### DATA EXTRACT:
|---|

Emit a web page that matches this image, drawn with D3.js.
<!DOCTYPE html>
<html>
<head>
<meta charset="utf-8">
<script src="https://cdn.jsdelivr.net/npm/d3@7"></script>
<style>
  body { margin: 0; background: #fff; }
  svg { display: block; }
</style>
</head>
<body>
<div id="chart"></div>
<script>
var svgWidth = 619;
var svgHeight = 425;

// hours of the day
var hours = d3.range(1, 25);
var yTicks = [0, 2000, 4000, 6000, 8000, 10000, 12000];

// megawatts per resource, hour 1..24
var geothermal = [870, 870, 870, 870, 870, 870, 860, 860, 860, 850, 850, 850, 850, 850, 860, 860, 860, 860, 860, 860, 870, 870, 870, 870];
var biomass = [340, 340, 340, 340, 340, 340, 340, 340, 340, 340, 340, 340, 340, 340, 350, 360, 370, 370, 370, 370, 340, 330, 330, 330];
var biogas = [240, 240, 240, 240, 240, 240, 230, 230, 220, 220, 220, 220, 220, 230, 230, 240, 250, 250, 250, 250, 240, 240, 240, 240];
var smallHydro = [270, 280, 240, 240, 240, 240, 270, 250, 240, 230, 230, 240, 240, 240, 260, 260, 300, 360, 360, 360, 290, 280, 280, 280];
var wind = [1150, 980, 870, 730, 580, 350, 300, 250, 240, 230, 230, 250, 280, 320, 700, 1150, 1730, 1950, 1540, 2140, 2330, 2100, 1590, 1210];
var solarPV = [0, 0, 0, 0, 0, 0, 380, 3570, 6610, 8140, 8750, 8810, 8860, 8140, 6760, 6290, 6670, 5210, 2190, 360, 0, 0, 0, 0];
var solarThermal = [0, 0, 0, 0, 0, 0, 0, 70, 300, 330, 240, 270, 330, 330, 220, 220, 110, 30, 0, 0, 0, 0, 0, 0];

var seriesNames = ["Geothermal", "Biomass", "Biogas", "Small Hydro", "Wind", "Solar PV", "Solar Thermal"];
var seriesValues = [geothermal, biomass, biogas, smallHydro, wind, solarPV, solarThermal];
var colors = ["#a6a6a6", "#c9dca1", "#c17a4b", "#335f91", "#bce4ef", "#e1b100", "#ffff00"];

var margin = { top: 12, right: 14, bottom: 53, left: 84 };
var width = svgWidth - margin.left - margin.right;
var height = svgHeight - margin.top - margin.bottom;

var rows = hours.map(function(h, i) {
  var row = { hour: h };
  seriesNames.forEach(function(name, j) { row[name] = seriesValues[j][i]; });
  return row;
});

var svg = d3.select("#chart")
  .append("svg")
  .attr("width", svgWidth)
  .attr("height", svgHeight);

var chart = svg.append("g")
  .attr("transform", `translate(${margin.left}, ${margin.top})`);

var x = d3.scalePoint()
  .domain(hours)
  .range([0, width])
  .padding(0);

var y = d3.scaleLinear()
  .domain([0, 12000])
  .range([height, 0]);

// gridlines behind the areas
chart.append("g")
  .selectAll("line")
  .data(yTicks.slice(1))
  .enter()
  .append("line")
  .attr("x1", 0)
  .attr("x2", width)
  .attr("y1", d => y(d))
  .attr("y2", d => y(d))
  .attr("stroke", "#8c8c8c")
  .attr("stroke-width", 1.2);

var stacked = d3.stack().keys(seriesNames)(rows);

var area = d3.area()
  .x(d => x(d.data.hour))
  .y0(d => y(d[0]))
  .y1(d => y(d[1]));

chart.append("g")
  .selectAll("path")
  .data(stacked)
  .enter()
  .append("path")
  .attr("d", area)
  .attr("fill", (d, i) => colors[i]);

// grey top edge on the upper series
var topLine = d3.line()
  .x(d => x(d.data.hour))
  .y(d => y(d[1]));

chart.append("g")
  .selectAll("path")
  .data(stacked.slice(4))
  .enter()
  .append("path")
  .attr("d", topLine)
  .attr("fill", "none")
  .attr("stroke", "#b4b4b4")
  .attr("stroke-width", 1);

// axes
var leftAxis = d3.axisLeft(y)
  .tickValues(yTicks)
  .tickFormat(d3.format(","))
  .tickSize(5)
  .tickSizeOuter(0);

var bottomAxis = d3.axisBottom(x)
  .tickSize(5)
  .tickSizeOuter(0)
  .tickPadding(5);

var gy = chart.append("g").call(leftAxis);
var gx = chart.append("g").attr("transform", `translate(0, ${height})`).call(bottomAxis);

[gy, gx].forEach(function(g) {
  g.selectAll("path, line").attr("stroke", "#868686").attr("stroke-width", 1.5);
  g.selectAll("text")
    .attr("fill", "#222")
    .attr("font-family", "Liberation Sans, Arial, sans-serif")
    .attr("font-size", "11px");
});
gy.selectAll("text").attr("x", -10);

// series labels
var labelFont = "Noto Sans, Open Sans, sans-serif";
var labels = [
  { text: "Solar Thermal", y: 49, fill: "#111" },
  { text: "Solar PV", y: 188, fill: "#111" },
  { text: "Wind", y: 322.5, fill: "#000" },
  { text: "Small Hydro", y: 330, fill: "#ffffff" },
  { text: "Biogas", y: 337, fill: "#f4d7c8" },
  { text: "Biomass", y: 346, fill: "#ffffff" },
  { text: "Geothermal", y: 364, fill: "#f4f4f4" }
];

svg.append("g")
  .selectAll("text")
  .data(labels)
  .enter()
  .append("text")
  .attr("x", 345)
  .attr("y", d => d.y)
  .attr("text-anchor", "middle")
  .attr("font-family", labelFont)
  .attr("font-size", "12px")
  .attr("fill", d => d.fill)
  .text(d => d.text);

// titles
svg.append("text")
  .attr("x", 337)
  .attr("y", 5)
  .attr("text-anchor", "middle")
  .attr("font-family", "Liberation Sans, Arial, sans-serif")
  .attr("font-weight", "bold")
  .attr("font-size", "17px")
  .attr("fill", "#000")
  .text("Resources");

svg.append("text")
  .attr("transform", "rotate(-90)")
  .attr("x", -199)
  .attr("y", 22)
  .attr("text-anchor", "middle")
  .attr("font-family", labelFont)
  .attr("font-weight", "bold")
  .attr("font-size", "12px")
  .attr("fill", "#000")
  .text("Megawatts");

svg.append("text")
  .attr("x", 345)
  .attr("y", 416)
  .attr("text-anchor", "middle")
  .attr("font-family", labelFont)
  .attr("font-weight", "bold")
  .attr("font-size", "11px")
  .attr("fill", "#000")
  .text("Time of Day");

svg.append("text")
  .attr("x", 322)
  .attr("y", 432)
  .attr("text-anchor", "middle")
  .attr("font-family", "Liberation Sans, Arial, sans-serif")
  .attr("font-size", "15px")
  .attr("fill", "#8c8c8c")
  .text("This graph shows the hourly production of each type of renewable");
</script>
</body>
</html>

|---|

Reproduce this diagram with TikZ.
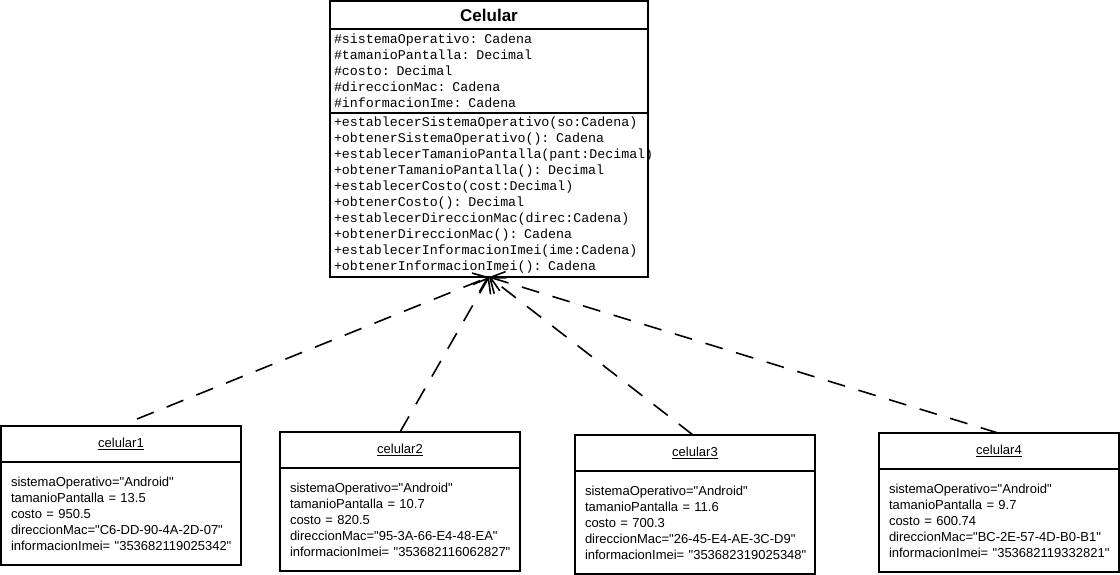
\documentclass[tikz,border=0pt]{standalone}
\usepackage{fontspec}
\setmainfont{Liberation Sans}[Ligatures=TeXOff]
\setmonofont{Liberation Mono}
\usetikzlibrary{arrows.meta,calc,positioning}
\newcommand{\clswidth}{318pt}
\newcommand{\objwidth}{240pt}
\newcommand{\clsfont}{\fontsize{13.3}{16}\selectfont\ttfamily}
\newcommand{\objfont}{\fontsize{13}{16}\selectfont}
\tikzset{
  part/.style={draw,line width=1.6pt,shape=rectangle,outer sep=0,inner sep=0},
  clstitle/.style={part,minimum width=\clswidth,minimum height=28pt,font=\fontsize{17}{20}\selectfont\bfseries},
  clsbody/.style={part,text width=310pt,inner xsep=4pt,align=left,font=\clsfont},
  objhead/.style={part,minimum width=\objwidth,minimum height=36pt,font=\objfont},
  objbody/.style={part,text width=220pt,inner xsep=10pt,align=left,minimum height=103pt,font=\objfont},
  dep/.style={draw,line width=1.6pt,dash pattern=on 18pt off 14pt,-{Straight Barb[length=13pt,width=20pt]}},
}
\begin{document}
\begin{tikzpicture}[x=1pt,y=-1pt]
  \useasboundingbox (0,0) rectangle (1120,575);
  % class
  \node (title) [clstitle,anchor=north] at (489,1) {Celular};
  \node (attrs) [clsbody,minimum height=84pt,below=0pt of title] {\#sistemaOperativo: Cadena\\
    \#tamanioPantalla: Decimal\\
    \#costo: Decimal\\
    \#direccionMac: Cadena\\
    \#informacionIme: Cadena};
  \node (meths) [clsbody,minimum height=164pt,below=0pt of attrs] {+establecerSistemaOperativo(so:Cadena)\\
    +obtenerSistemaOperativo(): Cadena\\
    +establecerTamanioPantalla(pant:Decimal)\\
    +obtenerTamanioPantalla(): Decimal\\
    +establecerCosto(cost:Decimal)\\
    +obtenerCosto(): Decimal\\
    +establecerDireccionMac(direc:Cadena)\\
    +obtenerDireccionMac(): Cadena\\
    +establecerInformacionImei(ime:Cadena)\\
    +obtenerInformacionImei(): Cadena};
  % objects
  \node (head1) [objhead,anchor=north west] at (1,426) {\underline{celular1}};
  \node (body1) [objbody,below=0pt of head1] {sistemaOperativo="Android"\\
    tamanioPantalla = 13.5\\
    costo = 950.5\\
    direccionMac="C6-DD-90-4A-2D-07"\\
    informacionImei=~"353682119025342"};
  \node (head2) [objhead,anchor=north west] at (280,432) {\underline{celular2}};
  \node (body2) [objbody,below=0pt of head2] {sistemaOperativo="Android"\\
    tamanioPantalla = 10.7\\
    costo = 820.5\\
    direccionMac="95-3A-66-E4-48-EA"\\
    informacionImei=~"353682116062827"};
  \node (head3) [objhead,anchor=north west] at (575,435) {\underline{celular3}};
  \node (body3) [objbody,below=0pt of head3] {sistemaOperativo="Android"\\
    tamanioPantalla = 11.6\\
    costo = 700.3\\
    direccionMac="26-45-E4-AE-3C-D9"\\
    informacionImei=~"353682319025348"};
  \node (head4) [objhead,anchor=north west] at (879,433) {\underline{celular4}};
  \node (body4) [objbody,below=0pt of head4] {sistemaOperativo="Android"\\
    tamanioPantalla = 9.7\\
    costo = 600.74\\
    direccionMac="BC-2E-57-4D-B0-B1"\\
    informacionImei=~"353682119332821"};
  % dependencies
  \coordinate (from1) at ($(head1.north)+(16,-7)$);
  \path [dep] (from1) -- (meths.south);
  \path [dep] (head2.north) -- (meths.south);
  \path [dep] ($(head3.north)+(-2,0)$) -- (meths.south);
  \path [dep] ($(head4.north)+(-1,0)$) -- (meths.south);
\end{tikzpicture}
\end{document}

|---|

### AIM OF THE TASK:
Retype only what lies between the line bearing "Emit a web page" and the line bearing "var yTicks = [0, 2000, 4000, 6000, 8000, 10000, 12000];", keeping both of those lines.

### SOLUTION TO THE EXERCISE:
Emit a web page that matches this image, drawn with D3.js.
<!DOCTYPE html>
<html>
<head>
<meta charset="utf-8">
<script src="https://cdn.jsdelivr.net/npm/d3@7"></script>
<style>
  body { margin: 0; background: #fff; }
  svg { display: block; }
</style>
</head>
<body>
<div id="chart"></div>
<script>
var svgWidth = 619;
var svgHeight = 425;

// hours of the day
var hours = d3.range(1, 25);
var yTicks = [0, 2000, 4000, 6000, 8000, 10000, 12000];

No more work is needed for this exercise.